┌──

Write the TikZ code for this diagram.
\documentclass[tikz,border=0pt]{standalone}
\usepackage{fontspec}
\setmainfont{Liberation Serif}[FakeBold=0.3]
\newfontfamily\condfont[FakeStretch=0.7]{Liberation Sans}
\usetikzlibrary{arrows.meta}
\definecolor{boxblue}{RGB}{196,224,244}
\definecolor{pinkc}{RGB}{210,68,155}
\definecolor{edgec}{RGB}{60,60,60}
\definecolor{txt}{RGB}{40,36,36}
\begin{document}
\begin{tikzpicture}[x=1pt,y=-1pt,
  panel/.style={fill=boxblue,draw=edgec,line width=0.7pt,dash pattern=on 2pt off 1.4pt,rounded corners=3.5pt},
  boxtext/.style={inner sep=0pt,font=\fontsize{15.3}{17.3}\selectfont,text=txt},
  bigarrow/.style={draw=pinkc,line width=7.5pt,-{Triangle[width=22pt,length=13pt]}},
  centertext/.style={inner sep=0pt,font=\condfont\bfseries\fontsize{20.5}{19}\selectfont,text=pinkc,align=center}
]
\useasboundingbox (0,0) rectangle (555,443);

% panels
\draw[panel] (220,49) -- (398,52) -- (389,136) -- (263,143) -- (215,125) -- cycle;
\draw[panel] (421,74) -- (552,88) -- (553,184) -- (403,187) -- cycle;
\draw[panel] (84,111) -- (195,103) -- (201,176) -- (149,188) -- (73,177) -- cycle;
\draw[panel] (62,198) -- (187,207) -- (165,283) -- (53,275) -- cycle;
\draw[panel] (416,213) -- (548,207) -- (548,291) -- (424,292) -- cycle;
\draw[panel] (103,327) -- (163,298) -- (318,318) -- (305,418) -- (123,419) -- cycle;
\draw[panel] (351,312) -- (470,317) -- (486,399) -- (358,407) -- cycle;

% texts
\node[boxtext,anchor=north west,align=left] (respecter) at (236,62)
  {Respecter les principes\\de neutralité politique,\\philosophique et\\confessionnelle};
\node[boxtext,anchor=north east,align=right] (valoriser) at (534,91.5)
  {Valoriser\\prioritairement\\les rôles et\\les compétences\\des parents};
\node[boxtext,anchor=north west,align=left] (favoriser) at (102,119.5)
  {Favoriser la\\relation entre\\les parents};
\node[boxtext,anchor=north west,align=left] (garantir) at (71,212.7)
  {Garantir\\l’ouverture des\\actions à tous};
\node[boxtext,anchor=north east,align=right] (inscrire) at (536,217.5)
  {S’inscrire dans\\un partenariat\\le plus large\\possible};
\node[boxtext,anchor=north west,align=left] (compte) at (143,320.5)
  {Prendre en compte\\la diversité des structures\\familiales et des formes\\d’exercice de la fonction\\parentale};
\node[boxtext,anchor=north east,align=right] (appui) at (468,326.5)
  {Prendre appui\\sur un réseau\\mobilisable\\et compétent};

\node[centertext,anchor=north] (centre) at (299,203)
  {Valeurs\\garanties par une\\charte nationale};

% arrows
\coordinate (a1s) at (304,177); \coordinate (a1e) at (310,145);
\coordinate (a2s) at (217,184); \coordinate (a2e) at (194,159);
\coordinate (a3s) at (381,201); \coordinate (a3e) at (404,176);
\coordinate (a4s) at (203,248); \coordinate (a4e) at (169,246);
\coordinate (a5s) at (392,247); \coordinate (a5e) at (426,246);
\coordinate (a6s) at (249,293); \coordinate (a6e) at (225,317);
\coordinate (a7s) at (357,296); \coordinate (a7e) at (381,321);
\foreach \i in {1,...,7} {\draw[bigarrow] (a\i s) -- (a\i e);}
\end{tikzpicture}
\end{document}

└──

Your task is to quote the listing above word for word.

Write the TikZ code for this diagram.
\documentclass[tikz,border=0pt]{standalone}
\usepackage{fontspec}
\setmainfont{Liberation Serif}[FakeBold=0.3]
\newfontfamily\condfont[FakeStretch=0.7]{Liberation Sans}
\usetikzlibrary{arrows.meta}
\definecolor{boxblue}{RGB}{196,224,244}
\definecolor{pinkc}{RGB}{210,68,155}
\definecolor{edgec}{RGB}{60,60,60}
\definecolor{txt}{RGB}{40,36,36}
\begin{document}
\begin{tikzpicture}[x=1pt,y=-1pt,
  panel/.style={fill=boxblue,draw=edgec,line width=0.7pt,dash pattern=on 2pt off 1.4pt,rounded corners=3.5pt},
  boxtext/.style={inner sep=0pt,font=\fontsize{15.3}{17.3}\selectfont,text=txt},
  bigarrow/.style={draw=pinkc,line width=7.5pt,-{Triangle[width=22pt,length=13pt]}},
  centertext/.style={inner sep=0pt,font=\condfont\bfseries\fontsize{20.5}{19}\selectfont,text=pinkc,align=center}
]
\useasboundingbox (0,0) rectangle (555,443);

% panels
\draw[panel] (220,49) -- (398,52) -- (389,136) -- (263,143) -- (215,125) -- cycle;
\draw[panel] (421,74) -- (552,88) -- (553,184) -- (403,187) -- cycle;
\draw[panel] (84,111) -- (195,103) -- (201,176) -- (149,188) -- (73,177) -- cycle;
\draw[panel] (62,198) -- (187,207) -- (165,283) -- (53,275) -- cycle;
\draw[panel] (416,213) -- (548,207) -- (548,291) -- (424,292) -- cycle;
\draw[panel] (103,327) -- (163,298) -- (318,318) -- (305,418) -- (123,419) -- cycle;
\draw[panel] (351,312) -- (470,317) -- (486,399) -- (358,407) -- cycle;

% texts
\node[boxtext,anchor=north west,align=left] (respecter) at (236,62)
  {Respecter les principes\\de neutralité politique,\\philosophique et\\confessionnelle};
\node[boxtext,anchor=north east,align=right] (valoriser) at (534,91.5)
  {Valoriser\\prioritairement\\les rôles et\\les compétences\\des parents};
\node[boxtext,anchor=north west,align=left] (favoriser) at (102,119.5)
  {Favoriser la\\relation entre\\les parents};
\node[boxtext,anchor=north west,align=left] (garantir) at (71,212.7)
  {Garantir\\l’ouverture des\\actions à tous};
\node[boxtext,anchor=north east,align=right] (inscrire) at (536,217.5)
  {S’inscrire dans\\un partenariat\\le plus large\\possible};
\node[boxtext,anchor=north west,align=left] (compte) at (143,320.5)
  {Prendre en compte\\la diversité des structures\\familiales et des formes\\d’exercice de la fonction\\parentale};
\node[boxtext,anchor=north east,align=right] (appui) at (468,326.5)
  {Prendre appui\\sur un réseau\\mobilisable\\et compétent};

\node[centertext,anchor=north] (centre) at (299,203)
  {Valeurs\\garanties par une\\charte nationale};

% arrows
\coordinate (a1s) at (304,177); \coordinate (a1e) at (310,145);
\coordinate (a2s) at (217,184); \coordinate (a2e) at (194,159);
\coordinate (a3s) at (381,201); \coordinate (a3e) at (404,176);
\coordinate (a4s) at (203,248); \coordinate (a4e) at (169,246);
\coordinate (a5s) at (392,247); \coordinate (a5e) at (426,246);
\coordinate (a6s) at (249,293); \coordinate (a6e) at (225,317);
\coordinate (a7s) at (357,296); \coordinate (a7e) at (381,321);
\foreach \i in {1,...,7} {\draw[bigarrow] (a\i s) -- (a\i e);}
\end{tikzpicture}
\end{document}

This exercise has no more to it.